I ring the police investigating this latest case. Luckily, she has an amazing investigating officer who’s sympathetic to her situation and appalled at the severity of her experiences.
In the afternoon, I complete an English lesson with one of our Bangladeshi residents. This is part of unseen’s Butterfly Project, an education project designed to empower women who have known nothing but subservience and discrimination. The majority of our residents have a lack of formal education. They are brought up in poverty, with little chance of a ‘career’ or ‘life choices’, but these women are excellent students and relish the opportunity to learn. Every single resident who has come through our doors has said the same thing: “I just want to work and be safe”.

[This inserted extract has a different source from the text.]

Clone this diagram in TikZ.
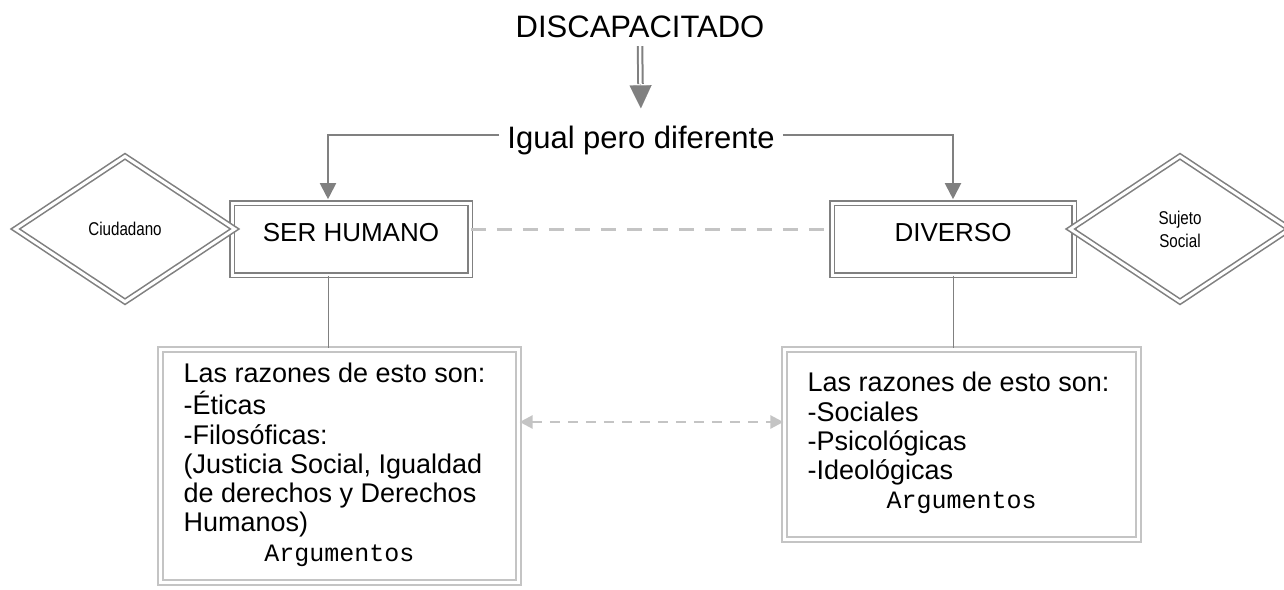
\documentclass[tikz,border=0pt]{standalone}
\usepackage{fontspec}
\setmainfont{Liberation Sans}
\setmonofont{Liberation Mono}
\newfontfamily\narrowsf[FakeStretch=0.82]{Liberation Sans}
\usepackage{xcolor}
\usetikzlibrary{arrows.meta,shapes.geometric,positioning}
\definecolor{darkline}{RGB}{128,128,128}
\definecolor{paleline}{RGB}{196,196,196}

\begin{document}
\begin{tikzpicture}[x=1pt,y=-1pt,
    title/.style={font=\fontsize{31}{37}\selectfont,inner sep=8pt},
    mainbox/.style={rectangle,draw=darkline,line width=1.6pt,double=white,double distance=3pt,
        minimum width=238pt,minimum height=72pt,text height=19pt,text depth=14pt,
        font=\fontsize{26}{31}\selectfont},
    role/.style={diamond,draw=darkline,line width=1.6pt,double=white,double distance=3pt,
        minimum width=220pt,minimum height=146pt,inner sep=0pt,align=center,
        font=\narrowsf\fontsize{18.5}{23}\selectfont},
    reasons/.style={rectangle,draw=paleline,line width=2.2pt,double=white,double distance=2.5pt,
        inner sep=0pt,font=\fontsize{27}{29.3}\selectfont},
    link/.style={draw=darkline,line width=2pt},
    thinlink/.style={draw=darkline,line width=1pt},
    palelink/.style={draw=paleline,line width=3pt,dash pattern=on 15pt off 11pt},
    paledashed/.style={draw=paleline,line width=2.5pt,dash pattern=on 10pt off 8pt},
    dblshaft/.style={draw=darkline,line width=2pt,double=white,double distance=2.5pt}]

    \useasboundingbox (0,0) rectangle (1284,589);

    % Titles
    \node [title] at (640,27) (disc) {DISCAPACITADO};
    \node [title,anchor=base] at (641,148) (igual) {Igual pero diferente};

    % Main boxes and diamonds
    \node [mainbox] at (351,239) (ser) {SER HUMANO};
    \node [mainbox,minimum width=242pt] at (953,239) (div) {DIVERSO};
    \node [role] at (125,229) (ciud) {Ciudadano};
    \node [role] at (1180,229) (suj) {Sujeto\\Social};

    % Reasons
    \node [reasons,minimum width=358pt,minimum height=233pt] at (339.5,466) (why1) {%
        \begin{tabular}{@{}l@{\hspace{10pt}}}
        Las razones de esto son:\\
        -Éticas\\
        -Filosóficas:\\
        (Justicia Social, Igualdad\\
        de derechos y Derechos\\
        Humanos)\\
        \multicolumn{1}{@{}c@{}}{\ttfamily\fontsize{25}{29.3}\selectfont Argumentos}
        \end{tabular}};
    \node [reasons,minimum width=354pt,minimum height=190pt] at (961.5,444.5) (why2) {%
        \begin{tabular}{@{}l@{\hspace{6pt}}}
        Las razones de esto son:\\
        -Sociales\\
        -Psicológicas\\
        -Ideológicas\\
        \multicolumn{1}{@{}c@{}}{\ttfamily\fontsize{25}{29.3}\selectfont Argumentos}
        \end{tabular}};

    \coordinate (shaftend) at (640.5,84);
    \coordinate (serfoot) at ([xshift=-23pt]ser.south);
    \coordinate (arrowrow) at (650,422);

    % Graph edges
    \draw [dblshaft] (disc.south) -- (shaftend);
    \draw [draw=darkline,line width=0.1pt,-{Triangle[length=23pt,width=22pt]},shorten >=9pt]
        (shaftend) -- (igual.north);

    \draw [link,-{Triangle[length=16pt,width=16pt]},shorten >=3pt]
        ([yshift=5pt]igual.west) -| ([xshift=-23pt]ser.north);
    \draw [link,-{Triangle[length=16pt,width=16pt]},shorten >=3pt]
        ([yshift=5pt]igual.east) -| (div.north);

    \draw [palelink] ([yshift=10pt]ser.east) -- ([yshift=10pt]div.west);

    \draw [thinlink] (serfoot) -- (serfoot |- why1.north);
    \draw [thinlink] (div.south) -- (div.south |- why2.north);

    \draw [paledashed,{Triangle[length=13pt,width=13pt]}-{Triangle[length=13pt,width=13pt]}]
        (why1.east |- arrowrow) -- (why2.west |- arrowrow);

\end{tikzpicture}
\end{document}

Before I finish my shift, a different resident comes to use the telephone to call home. She has not spoken to her family for 2 years but an international charity has helped her track down a contact number. Within minutes, she is distraught. Her father has died. He died while she was held captive, so he died not knowing what had happened to her. She never got the chance to say goodbye. It is impossible to convey the trauma that these women have suffered. I’m not even sure that they are able to process it themselves. Our house is a safe place for women for a few short days, weeks or months. But longer-term support is desperately needed.
As I make my way home, I think of the many small flats in cities across the UK and know that part of my heart will be forever dark, dark in the knowledge that there are women who are trapped, beaten and raped every day because they cannot escape.